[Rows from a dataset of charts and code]

-*-*-

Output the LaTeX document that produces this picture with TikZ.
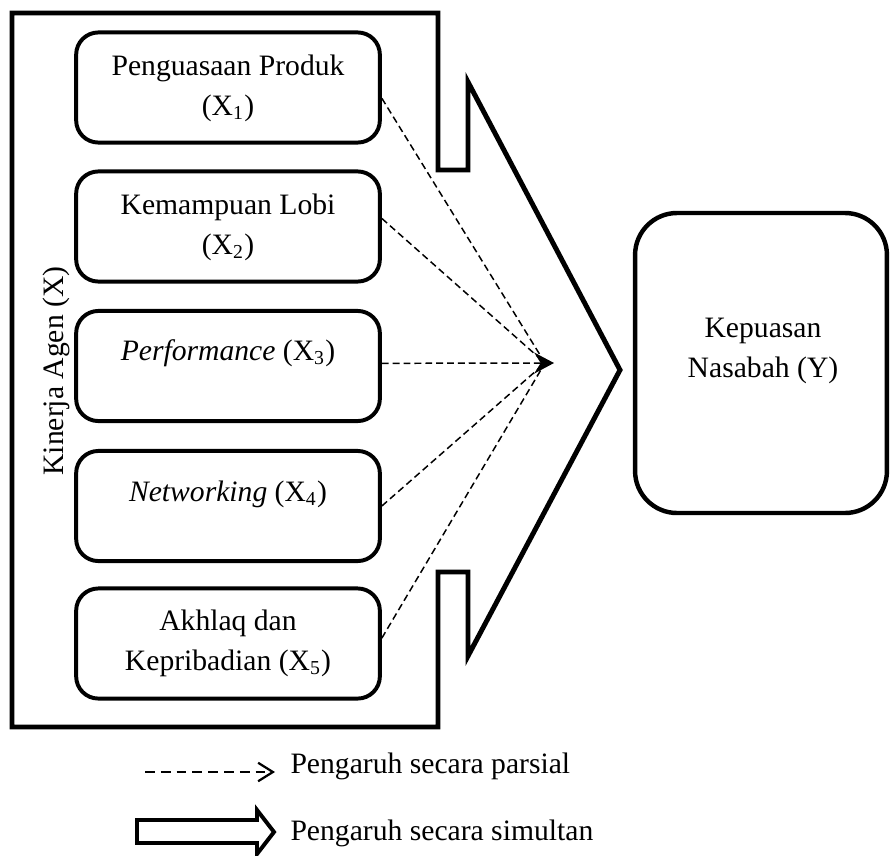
\documentclass[tikz,border=0pt]{standalone}
\usepackage{fontspec}
\setmainfont{Liberation Serif}
\usetikzlibrary{arrows.meta}

\begin{document}
\begin{tikzpicture}[
    x=0.405pt,
    y=-0.405pt,
    every node/.style={font=\fontsize{12}{16.2}\selectfont, inner sep=0pt},
    kotak/.style={
        draw=black,
        line width=1.6pt,
        rounded corners=9pt,
        minimum width=123pt,
        minimum height=44.6pt
    },
    teks/.style={
        align=center
    },
    parsial/.style={
        draw=black,
        line width=0.6pt,
        dash pattern=on 2.8pt off 1.6pt
    }
]

\useasboundingbox (0,0) rectangle (890,855);

% ============================================================
% KINERJA AGEN (X)
% ============================================================

\draw[line width=2pt]
(12,13) -- (438,13) -- (438,170) -- (468,170) -- (468,82) --
(620,370) --
(468,656) -- (468,572) -- (438,572) -- (438,727) -- (12,727) -- cycle;

\node[
    rotate=90,
    anchor=base
] (kinerja) at (63,371)
{Kinerja Agen (X)};

% Indikator
\node[kotak] (x1) at (228,87.5) {};
\node[teks] (t1) at (228,88)
{Penguasaan Produk\\(X\textsubscript{1})};

\node[kotak] (x2) at (228,226.5) {};
\node[teks] (t2) at (228,227)
{Kemampuan Lobi\\(X\textsubscript{2})};

\node[kotak] (x3) at (228,366) {};
\node[teks, anchor=base] (t3) at (228,360)
{\textit{Performance} (X\textsubscript{3})};

\node[kotak] (x4) at (228,506) {};
\node[teks, anchor=base] (t4) at (228,501)
{\textit{Networking} (X\textsubscript{4})};

\node[kotak] (x5) at (228,643.5) {};
\node[teks] (t5) at (228,643)
{Akhlaq dan\\Kepribadian (X\textsubscript{5})};

% ============================================================
% KEPUASAN NASABAH (Y)
% ============================================================

\node[
    kotak,
    line width=1.8pt,
    rounded corners=17pt,
    minimum width=102pt,
    minimum height=121.5pt
] (y) at (761,363) {};

\node[teks] (ty) at (763,351)
{Kepuasan\\Nasabah (Y)};

% ============================================================
% PENGARUH PARSIAL
% ============================================================

\coordinate (hub) at (545,363);
\coordinate (ujung) at (554,363);

\draw[parsial] (x1.-4) -- (hub);
\draw[parsial] (x2.3) -- (hub);
\draw[
    parsial,
    -{Stealth[length=8pt, width=8.5pt]}
] (x3.1) -- (ujung);
\draw[parsial] (x4.east) -- (hub);
\draw[parsial] (x5.2) -- (hub);

% ============================================================
% KETERANGAN
% ============================================================

\coordinate (lgA) at (145,772);
\coordinate (lgB) at (275,772);

\draw[
    line width=0.9pt,
    dash pattern=on 4pt off 2.4pt,
    -{Straight Barb[length=6pt, width=7.5pt]}
] (lgA) -- (lgB);

\node[anchor=base west] (lg1) at (290,773)
{Pengaruh secara parsial};

\draw[line width=1.6pt]
(137,820) -- (257,820) -- (257,810) -- (274,832) --
(257,854) -- (257,843) -- (137,843) -- cycle;

\node[anchor=base west] (lg2) at (290,840)
{Pengaruh secara simultan};

\end{tikzpicture}
\end{document}
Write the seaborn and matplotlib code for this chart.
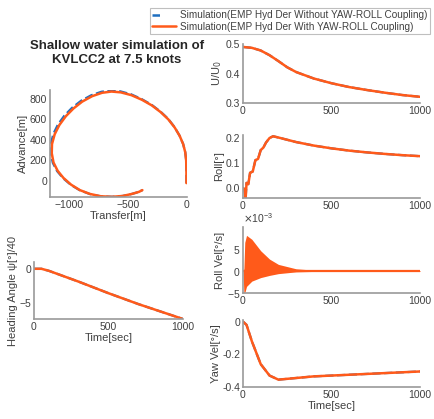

-*-*-

The task: Return the number of lines that include the word "this", and nothing else.

Result of the exercise: 2